Given task:
Find the string "this" in the records. Copy every line it appears in.

Information supplied:

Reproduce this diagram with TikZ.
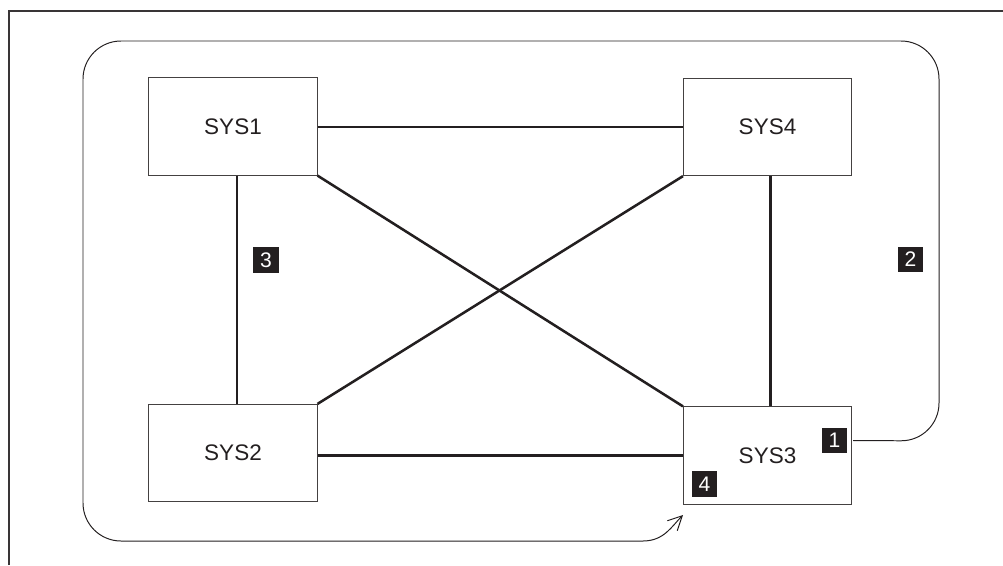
\documentclass[tikz,border=0pt]{standalone}
\usepackage{fontspec}
\setmainfont{Liberation Sans}
\usetikzlibrary{arrows.meta}
\definecolor{ink}{HTML}{231F20}

\tikzset{
  sysbox/.style={draw=ink!85, line width=0.7pt, minimum width=4.2cm, minimum height=2.43cm,
    font=\fontsize{16}{18}\selectfont, text=ink},
  tag/.style={fill=ink, text=white, inner sep=0pt, minimum size=0.63cm,
    font=\fontsize{15}{17}\selectfont},
  link/.style={line width=1.8pt, ink},
  loop/.style={line width=0.7pt, ink}
}

\begin{document}
\begin{tikzpicture}[x=0.025cm,y=-0.025cm]
  \useasboundingbox (0,0) rectangle (1003,565);
  % frame
  \draw[line width=1pt, ink!90] (9,565) -- (9,11) -- (1003,11);

  \node[sysbox] (sys1) at (233,126.5) {SYS1};
  \node[sysbox] (sys4) at (767.5,127) {SYS4};
  \node[sysbox] (sys2) at (233,453)   {SYS2};
  \node[sysbox] (sys3) at (767.5,455.5) {SYS3};

  \draw[link] (sys1.east |- sys4) -- (sys4);
  \draw[link] (sys2.east |- sys3) -- (sys3);
  \draw[link] ([xshift=0.1cm]sys1.south) -- ([xshift=0.1cm]sys2.north);
  \draw[link] ([xshift=0.07cm]sys4.south) -- ([xshift=0.07cm]sys3.north);
  \draw[link] (sys1.south east) -- (sys3.north west);
  \draw[link] (sys2.north east) -- (sys4.south west);

  \node[tag] (n1) at (834.5,440.5) {1};
  \node[tag] (n2) at (910.5,259.5) {2};
  \node[tag] (n3) at (266,260)     {3};
  \node[tag] (n4) at (704.5,484)   {4};

  % loop round the systems
  \coordinate (start) at (sys3.east |- n1.center);
  \coordinate (bend) at (643,541);
  \coordinate (tip) at (683,515);
  \draw[loop, rounded corners=0.95cm]
    ([xshift=0.03cm]start) -- (939,441) -- (939,41) -- (83,41) -- (83,541) -- (bend);
  \draw[loop, -{Straight Barb[length=10pt,width=10pt]}]
    (bend) .. controls (664,541) and (672,526) .. (tip);
\end{tikzpicture}
\end{document}
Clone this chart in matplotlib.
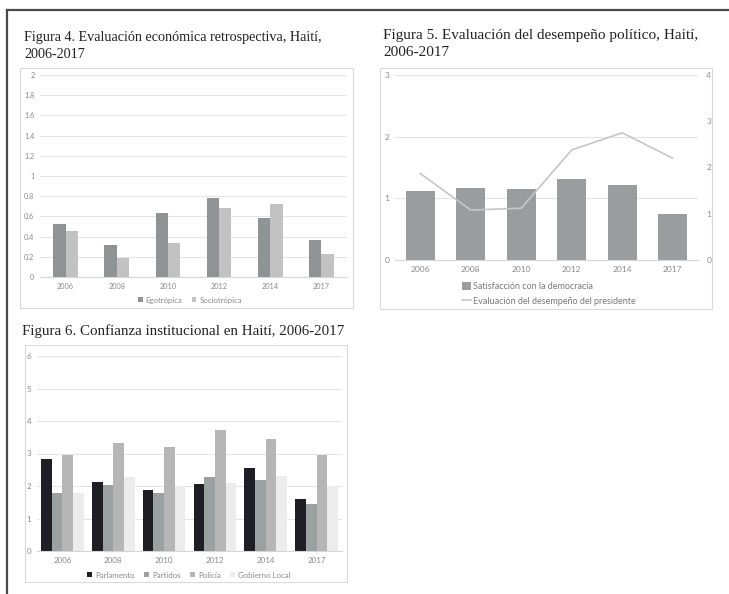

Task response:
Reproduce this diagram with TikZ.
Clone this chart in matplotlib.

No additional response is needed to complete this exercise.